Yeniden kurulması için Recep Tayyip Erdoğan ile -Jawara’dan sonraki Gambiya Devlet Başkanı- Yahya Camme’nin 2008’de New York’taki BM binasında karşılaşıp sohbet etmesi ve o sohbette Camme’nin Erdoğan’a bu sorunu anlatması gerekecekti…

***

Erdoğan TİKA’ya talimat verdi, atölye yeniden ve bu sefer daha muhkem bir şekilde kuruldu.

Bir grup Gambiyalı, Zonguldak’ta sıkı bir eğitimden geçirilip atölyede istihdam edildi.

Başlarına da Türkiye’den bir usta konuldu.

Gambiya’nın ilk sınai tesisi olan demir döküm atölyesi o gün bugündür tıkır tıkır işliyor. 
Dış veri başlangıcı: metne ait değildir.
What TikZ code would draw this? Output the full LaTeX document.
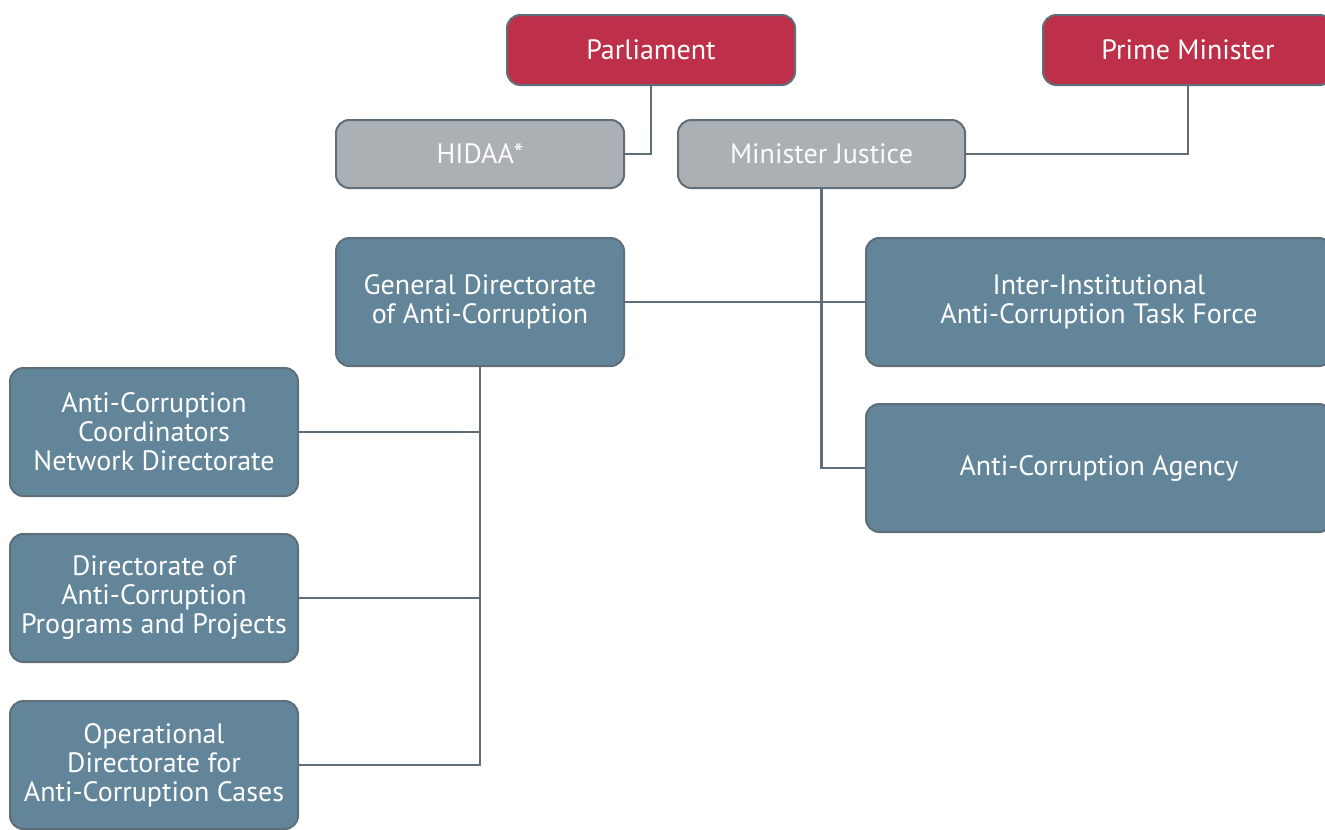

Öte yandan, Gambiya ordusunun yüzlerce subayı da -Gambiya’daki eğitimle yetinilmeyip- Türkiye’de eğitimden geçirildi.

Bunlardan bazıları su gibi Türkçe konuşuyor.

***

Gambiya, Batı Afrika’da 1 milyon 800 bin nüfuslu küçük bir ülke.
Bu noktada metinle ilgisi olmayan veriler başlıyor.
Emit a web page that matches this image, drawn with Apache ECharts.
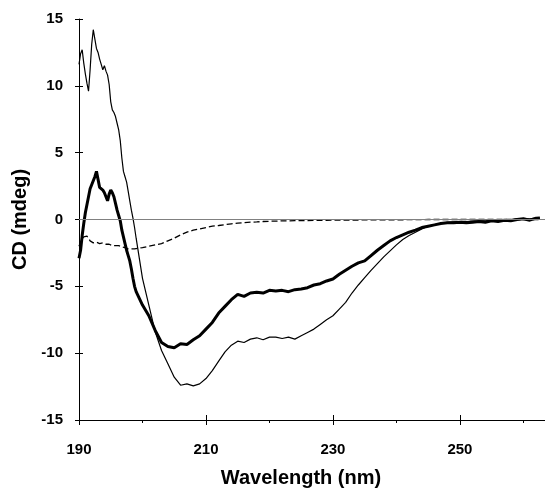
<!DOCTYPE html>
<html>
<head>
<meta charset="utf-8">
<script src="https://cdn.jsdelivr.net/npm/echarts@6/dist/echarts.min.js"></script>
<style>
html,body{margin:0;padding:0;background:#fff;}
#chart{width:545px;height:489px;}
</style>
</head>
<body>
<div id="chart"></div>
<script>
// Wavelength samples (nm)
var wavelength = [
  190,190.25,190.5,190.75,191,191.25,191.5,191.75,192,192.25,192.5,192.75,
  193,193.25,193.5,193.75,194,194.25,194.5,194.75,195,195.25,195.5,195.75,
  196,196.25,196.5,196.75,197,197.25,197.5,197.75,198,198.25,198.5,198.75,199,
  200,201,202,203,204,205,206,207,208,209,
  210,211,212,213,214,215,216,217,218,219,
  220,221,222,223,224,225,226,227,228,229,
  230,231,232,233,234,235,236,237,238,239,
  240,241,242,243,244,245,246,247,248,249,
  250,251,252,253,254,255,256,257,258,259,
  260,261,262,262.6
];
// Thin solid line (mdeg)
var thinCD = [
  11.6,12.4,12.7,11.7,10.9,10.2,9.6,11.2,13.1,14.2,13.5,12.8,
  12.5,12.0,11.6,11.2,11.5,11.1,10.8,10.1,8.8,8.2,8.0,7.7,
  7.2,6.7,5.9,4.6,3.6,3.2,2.8,2.1,1.4,0.7,0.1,-0.6,-1.4,
  -4.4,-6.4,-8.4,-9.8,-10.8,-11.8,-12.4,-12.3,-12.45,-12.3,
  -11.9,-11.3,-10.6,-9.9,-9.4,-9.1,-9.2,-8.95,-8.85,-9.0,
  -8.8,-8.8,-8.9,-8.8,-8.95,-8.7,-8.45,-8.2,-7.85,-7.5,
  -7.2,-6.7,-6.2,-5.5,-4.9,-4.35,-3.8,-3.3,-2.8,-2.35,
  -1.9,-1.5,-1.2,-0.95,-0.7,-0.5,-0.38,-0.3,-0.22,-0.18,
  -0.15,-0.15,-0.12,-0.1,-0.1,-0.05,-0.05,0,0,0.05,
  0.05,0.05,0.1,0.1
];
// Thick solid line (mdeg)
var thickCD = [
  -2.9,-2.3,-1.2,-0.3,0.5,1.1,1.7,2.3,2.6,2.7,3.2,3.6,
  3.0,2.4,2.3,2.2,2.0,1.7,1.4,1.9,2.2,2.0,1.7,1.2,
  0.7,0.3,-0.1,-0.8,-1.3,-1.8,-2.3,-2.7,-3.1,-3.7,-4.4,-5.0,-5.4,
  -6.4,-7.2,-8.3,-9.2,-9.5,-9.6,-9.3,-9.35,-9.0,-8.7,
  -8.2,-7.7,-7.0,-6.5,-6.0,-5.6,-5.75,-5.5,-5.45,-5.5,
  -5.3,-5.35,-5.3,-5.4,-5.25,-5.2,-5.1,-4.9,-4.8,-4.6,
  -4.45,-4.1,-3.8,-3.5,-3.25,-3.1,-2.7,-2.3,-1.95,-1.6,
  -1.35,-1.15,-0.95,-0.8,-0.6,-0.5,-0.4,-0.3,-0.25,-0.25,
  -0.2,-0.25,-0.2,-0.15,-0.2,-0.1,-0.15,-0.05,-0.1,0,
  0.05,-0.05,0.1,0.12
];
// Dashed line (mdeg)
var dashedCD = [
  -2.0,-1.7,-1.45,-1.3,-1.2,-1.25,-1.4,-1.6,-1.7,-1.75,-1.8,-1.7,
  -1.75,-1.8,-1.8,-1.75,-1.8,-1.85,-1.9,-1.85,-1.9,-1.95,-1.9,-1.95,
  -2.0,-1.95,-2.0,-2.05,-2.1,-2.1,-2.15,-2.2,-2.15,-2.2,-2.2,-2.2,-2.2,
  -2.1,-2.0,-1.9,-1.8,-1.6,-1.4,-1.15,-0.95,-0.8,-0.7,
  -0.6,-0.5,-0.45,-0.38,-0.32,-0.27,-0.23,-0.2,-0.18,-0.15,
  -0.13,-0.12,-0.1,-0.1,-0.09,-0.08,-0.08,-0.07,-0.06,-0.06,
  -0.05,-0.05,-0.05,-0.04,-0.04,-0.03,-0.03,-0.03,-0.02,-0.02,
  -0.02,-0.02,-0.01,-0.01,-0.01,0,0,0,0,0,
  0,0,0,0,0,0,0,0,0,0,
  0,0,0,0
];
var xTicks = [190, 210, 230, 250];
var yTicks = [-15, -10, -5, 0, 5, 10, 15];

function pairs(ys) {
  var out = [];
  for (var i = 0; i < wavelength.length; i++) out.push([wavelength[i], ys[i]]);
  return out;
}

var FONT = '"Liberation Sans", Arial, sans-serif';
var chart = echarts.init(document.getElementById('chart'), null, {renderer: 'canvas'});
var xBase = {
  type: 'value', min: xTicks[0], max: 263.4, interval: 20
};
var yBase = {
  type: 'value', min: yTicks[0], max: yTicks[yTicks.length - 1], interval: 5
};
chart.setOption({
  animation: false,
  backgroundColor: '#ffffff',
  grid: {left: 79, right: 0, top: 19, bottom: 69, containLabel: false, outerBoundsMode: 'none'},
  xAxis: [
    Object.assign({}, xBase, {
      name: 'Wavelength (nm)',
      nameLocation: 'middle',
      nameGap: 48,
      nameTextStyle: {fontFamily: FONT, fontWeight: 'bold', fontSize: 20, color: '#000', padding: [0, 22, 0, 0]},
      axisLine: {show: true, onZero: false, lineStyle: {color: '#000', width: 1}},
      axisTick: {show: true, inside: false, length: 5, lineStyle: {color: '#000'}},
      minorTick: {show: true, splitNumber: 2, length: 3, lineStyle: {color: '#000'}},
      axisLabel: {
        show: true, margin: 22, fontFamily: FONT, fontWeight: 'bold', fontSize: 15, color: '#000',
        showMaxLabel: false,
        formatter: function (v) { return xTicks.indexOf(v) >= 0 ? String(v) : ''; }
      },
      splitLine: {show: false}
    }),
    Object.assign({}, xBase, {
      position: 'bottom',
      axisLine: {show: false, onZero: false},
      axisTick: {show: true, inside: true, length: 5, lineStyle: {color: '#000'}},
      axisLabel: {show: false},
      splitLine: {show: false}
    })
  ],
  yAxis: [
    Object.assign({}, yBase, {
      name: 'CD (mdeg)',
      nameLocation: 'middle',
      nameGap: 48,
      nameTextStyle: {fontFamily: FONT, fontWeight: 'bold', fontSize: 20, color: '#000'},
      axisLine: {show: true, onZero: false, lineStyle: {color: '#000', width: 1}},
      axisTick: {show: true, inside: false, length: 4, lineStyle: {color: '#000'}},
      axisLabel: {margin: 16, fontFamily: FONT, fontWeight: 'bold', fontSize: 15, color: '#000'},
      splitLine: {show: false}
    }),
    Object.assign({}, yBase, {
      position: 'left',
      axisLine: {show: false, onZero: false},
      axisTick: {show: true, inside: true, length: 4, lineStyle: {color: '#000'}},
      axisLabel: {show: false},
      splitLine: {show: false}
    })
  ],
  series: [
    {
      type: 'line', name: 'dashed', data: pairs(dashedCD), showSymbol: false, symbol: 'none',
      lineStyle: {color: '#000', width: 1.3, type: [6, 3]},
      markLine: {
        silent: true, symbol: ['none', 'none'], label: {show: false},
        lineStyle: {color: '#808080', width: 1, type: 'solid'},
        data: [{yAxis: 0}]
      },
      z: 2
    },
    {
      type: 'line', name: 'thin', data: pairs(thinCD), showSymbol: false, symbol: 'none',
      lineStyle: {color: '#000', width: 1.2}, z: 3
    },
    {
      type: 'line', name: 'thick', data: pairs(thickCD), showSymbol: false, symbol: 'none',
      lineStyle: {color: '#000', width: 3}, z: 4
    }
  ]
});
</script>
</body>
</html>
Alex Haley’nin meşhur biyografik romanı -ve o romandan uyarlanan meşhur dizi film- “Kökler”deki Kunta Kinte’nin ülkesi.

Yüzyıllarca köle ticareti ve kolonyalizmden muzdarip oldu.

İngiltere’den bağımsızlığını kazandığı 1965’ten beri kendi ayakları üzerinde durmaya çalışıyor.

Gambiya’nın en önemli ihtiyaçlarından biri; eğitim, tarım, mühendislik, ziraat, tıp ve ekonomi gibi alanlarda ‘nitelikli insan kaynağı’.

Türkiye, bu ihtiyacın karşılamasında da rol oynuyor. 

Halihazırda 120 Gambiyalı öğrenci Türkiye’de o alanlarda lisans, yüksek lisans ve doktora seviyesinde eğitim görüyor.